16. In conclusion, exercise of discretion for the grant of injunction against the purchasing agent would be prevention of the ends of justice being defeated. An unconditional restraint on the purchasing, agent would not be just. Its interest is to be protected so that its business does not suffer. This can be best done in case the principal secures the commercial rate of interest on the amount on both the bank guarantees for six months to the satisfaction of the trial court. In case the purchasing agent borrows money for continuance of its business from any bank it will not suffer loss. I am fixing the period of six months keeping in mind the disposal of the Misc.
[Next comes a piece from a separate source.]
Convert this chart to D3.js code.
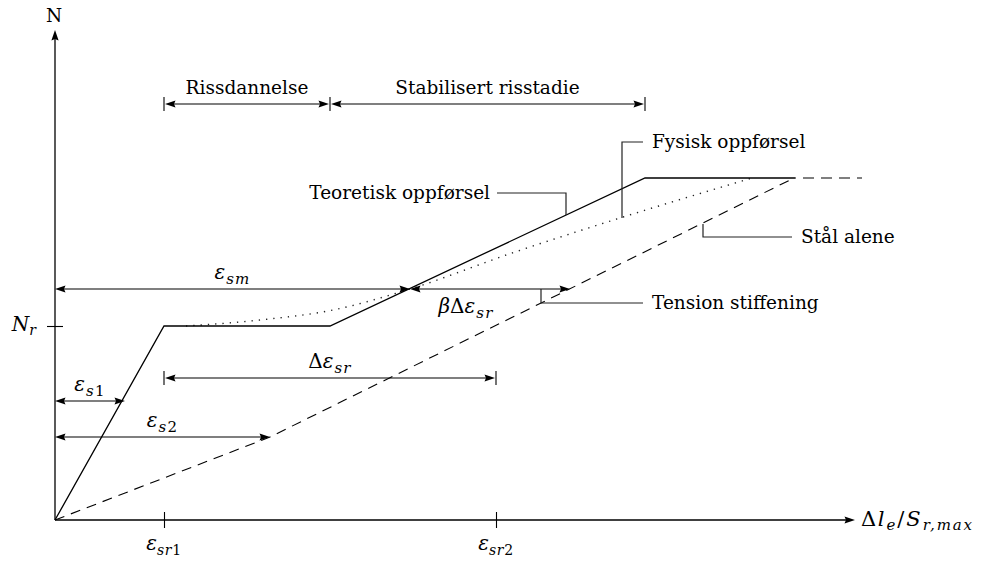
<!DOCTYPE html>
<html><head><meta charset="utf-8">
<script src="https://cdn.jsdelivr.net/npm/d3@7"></script>
<style>
body{margin:0;background:#fff}
svg{display:block}
text{font-family:"DejaVu Serif","Liberation Serif",serif;fill:#000}
</style>
</head><body>
<svg id="c" width="987" height="569"></svg>
<script>
// ---- data (diagram units) ----
const theoretical = [[0,0],[109,194],[275,194],[590,342],[740,342]];
const steelAlone = [[0,0],[215,83],[735,340]];
const steelExtension = [[740,342],[807,342]];
const physical = [[131,194],[205,200],[278,210],[355,231],[460,268],[565,302],[697,342]];
const xTicks = [{sub:"sr1", value:109},{sub:"sr2", value:441}];
const yTicks = [{sub:"r", value:194}];
const phases = [{name:"Rissdannelse", from:109, to:275},{name:"Stabilisert risstadie", from:275, to:590}];
const phaseLevel = 416;
const dims = [
  {sub:"sm", pre:"", from:0, to:355, level:231, bars:false, below:false},
  {sub:"sr", pre:"βΔ", from:355, to:515, level:231, bars:false, below:true},
  {sub:"sr", pre:"Δ", from:109, to:441, level:142, bars:true, below:false},
  {sub:"s1", pre:"", from:0, to:70, level:119, bars:false, below:false},
  {sub:"s2", pre:"", from:0, to:215, level:83, bars:false, below:false}
];
const callouts = [
  {text:"Teoretisk oppførsel", at:[511,305], dy:-22, dx:-69, side:"left"},
  {text:"Fysisk oppførsel", at:[567,302], dy:-76, dx:21, side:"right"},
  {text:"Stål alene", at:[648,296], dy:13, dx:89, side:"right"},
  {text:"Tension stiffening", at:[486,231], dy:14, dx:102, side:"right"}
];

// ---- scales ----
const svg = d3.select("#c");
const x = d3.scaleLinear().domain([0,800]).range([55,855]);
const y = d3.scaleLinear().domain([0,490]).range([520,30]);
const FS = 18.5, MFS = 20, SFS = 15;

function arrowHead(g, tx, ty, dir){
  let p;
  if(dir==='up') p = `M${tx},${ty} L${tx-3.6},${ty+10.5} L${tx},${ty+9} L${tx+3.6},${ty+10.5} Z`;
  else p = `M${tx},${ty} L${tx-dir*10.5},${ty-3.6} L${tx-dir*9},${ty} L${tx-dir*10.5},${ty+3.6} Z`;
  g.append("path").attr("d",p).attr("fill","#000");
}
function subText(t, s){
  const parts = s.match(/[a-z,]+|\d+/g);
  parts.forEach(p=>t.append("tspan").style("font-style",/\d/.test(p)?"normal":"italic").text(p));
}
function math(g, px, py, pre, main, sub, anchor){
  const t = g.append("text").attr("x",px).attr("y",py).attr("text-anchor",anchor||"middle").style("font-size",MFS+"px");
  if(pre){
    for(const ch of pre){
      t.append("tspan").style("font-style", ch==="β"?"italic":"normal").text(ch);
    }
  }
  t.append("tspan").style("font-style","italic").style("letter-spacing","1px").text(main);
  if(sub){
    const s = t.append("tspan").attr("dy",5).style("font-size",SFS+"px").style("letter-spacing","1.2px");
    subText(s, sub);
  }
  return t;
}

// ---- axes ----
const ax = svg.append("g");
ax.append("line").attr("x1",x(0)).attr("y1",y(0)).attr("x2",x(800)-8).attr("y2",y(0)).attr("stroke","#000").attr("stroke-width",1.3);
arrowHead(ax, x(800), y(0), 1);
ax.append("line").attr("x1",x(0)).attr("y1",y(0)).attr("x2",x(0)).attr("y2",y(490)+8).attr("stroke","#000").attr("stroke-width",1.3);
arrowHead(ax, x(0), y(490), 'up');

const xAxis = d3.axisBottom(x).tickValues(xTicks.map(d=>d.value)).tickSize(16).tickFormat("");
const gx = svg.append("g").attr("transform",`translate(0,${y(0)-8})`).call(xAxis);
gx.select(".domain").remove();
gx.selectAll(".tick line").attr("stroke","#000").attr("stroke-width",1.1);
const yAxis = d3.axisLeft(y).tickValues(yTicks.map(d=>d.value)).tickSize(16).tickFormat("");
const gy = svg.append("g").attr("transform",`translate(${x(0)+8},0)`).call(yAxis);
gy.select(".domain").remove();
gy.selectAll(".tick line").attr("stroke","#000").attr("stroke-width",1.1);

xTicks.forEach(d=>{
  const t = svg.append("text").attr("x",x(d.value)).attr("y",y(0)+30).attr("text-anchor","middle").style("font-size",MFS+"px");
  t.append("tspan").style("font-style","italic").text("ε");
  const s = t.append("tspan").attr("dy",5).style("font-size","14px").style("letter-spacing","0.6px");
  subText(s, d.sub);
});
yTicks.forEach(d=>{
  const t = svg.append("text").attr("x",x(0)-19).attr("y",y(d.value)+5).attr("text-anchor","end").style("font-size","20px");
  t.append("tspan").style("font-style","italic").text("N");
  t.append("tspan").attr("dy",4).style("font-size","14px").style("font-style","italic").text(d.sub);
});
svg.append("text").attr("x",x(0)-1).attr("y",22).attr("text-anchor","middle").style("font-size",FS+"px").text("N");
{
  const t = svg.append("text").attr("x",x(800)+6).attr("y",y(0)+6).style("font-size","21px");
  t.append("tspan").style("letter-spacing","1.5px").text("Δ");
  t.append("tspan").style("font-style","italic").style("letter-spacing","2px").text("l");
  t.append("tspan").attr("dy",4).style("font-size","15px").style("font-style","italic").style("letter-spacing","2px").text("e");
  t.append("tspan").attr("dy",-4).style("letter-spacing","2px").text("/");
  t.append("tspan").style("font-style","italic").style("letter-spacing","2px").text("S");
  t.append("tspan").attr("dy",4).style("font-size","15px").style("font-style","italic").style("letter-spacing","1.8px").text("r,max");
}

// ---- curves ----
const line = d3.line().x(d=>x(d[0])).y(d=>y(d[1]));
svg.append("path").attr("d",line(steelAlone)).attr("fill","none").attr("stroke","#000").attr("stroke-width",1.1).attr("stroke-dasharray","10,7");
svg.append("path").attr("d",line(steelExtension)).attr("fill","none").attr("stroke","#000").attr("stroke-width",1.1).attr("stroke-dasharray","11,7").attr("stroke-dashoffset",-8);
svg.append("path").attr("d",d3.line().x(d=>x(d[0])).y(d=>y(d[1])).curve(d3.curveMonotoneX)(physical))
  .attr("fill","none").attr("stroke","#222").attr("stroke-width",1.4).attr("stroke-dasharray","1.3,6");
svg.append("path").attr("d",line(theoretical)).attr("fill","none").attr("stroke","#000").attr("stroke-width",1.3);

// ---- phase dimension arrows ----
const py0 = y(phaseLevel);
const bnds = [phases[0].from, ...phases.map(p=>p.to)];
bnds.forEach(b=>svg.append("line").attr("x1",x(b)).attr("x2",x(b)).attr("y1",py0-7).attr("y2",py0+7).attr("stroke","#000").attr("stroke-width",1.1));
phases.forEach(p=>{
  const a = x(p.from)+1, b = x(p.to)-1;
  svg.append("line").attr("x1",a+8).attr("x2",b-8).attr("y1",py0).attr("y2",py0).attr("stroke","#000").attr("stroke-width",1.2);
  arrowHead(svg,a,py0,-1); arrowHead(svg,b,py0,1);
  svg.append("text").attr("x",(x(p.from)+x(p.to))/2).attr("y",py0-10).attr("text-anchor","middle").style("font-size",FS+"px").text(p.name);
});

// ---- measurement arrows ----
dims.forEach(d=>{
  const a = x(d.from), b = x(d.to), yy = y(d.level);
  svg.append("line").attr("x1",a+8).attr("x2",b-8).attr("y1",yy).attr("y2",yy).attr("stroke","#000").attr("stroke-width",1.2);
  arrowHead(svg,a+(d.bars?1:0),yy,-1); arrowHead(svg,b-(d.bars?1:0),yy,1);
  if(d.bars){
    [a,b].forEach(v=>svg.append("line").attr("x1",v).attr("x2",v).attr("y1",yy-7).attr("y2",yy+7).attr("stroke","#000").attr("stroke-width",1.1));
  }
  const cx = d.below ? a + (b-a)*0.35 : (a+b)/2;
  math(svg, cx, d.below ? yy+24 : yy-10, d.pre, "ε", d.sub, "middle");
});

// ---- callouts ----
callouts.forEach(c=>{
  const ax0 = x(c.at[0]), ay0 = y(c.at[1]);
  const ay1 = ay0 + c.dy, ax1 = ax0 + c.dx;
  svg.append("path").attr("d",`M${ax0},${ay0} L${ax0},${ay1} L${ax1},${ay1}`).attr("fill","none").attr("stroke","#222").attr("stroke-width",1.2);
  svg.append("text").attr("x", c.side==="left" ? ax1-7 : ax1+9).attr("y",ay1+6)
    .attr("text-anchor", c.side==="left"?"end":"start").style("font-size",FS+"px").text(c.text);
});
</script>
</body></html>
Case No. 464 of 1985 within two months and disposal of the proceeding before the Arbitrator within the statutory period of four months in case necessary direction is given to an Arbitrator to enter into reference on the application of the principal of which I express no view.
17. The learned counsel for both the bankers against whom the trial court passed the order of injunction which was not challenged by them agree and assure in Court that until they are required to pay the amounts on the two bank guarantees to the purchasing agent, they would not insist on realisation of the amounts from the principal.
18. In the result, the purchasing agent (the Jute Corporation of India) is restrained from subject to the condition that the principal furnishes security for commercial rate of interest on that amount for that period to the satisfaction of the trial court. The trial court is directed to dispose of the Misc. Case No. 464 of 1985 within two months from today. In case the arbitration proceedings are not disposed of within six months, the trial court shall consider the question of extending the period of injunction depending upon the conduct of the parties and other subsequent events. The Civil Revision is allowed in part. The Misc. Appeal is dismissed. No costs.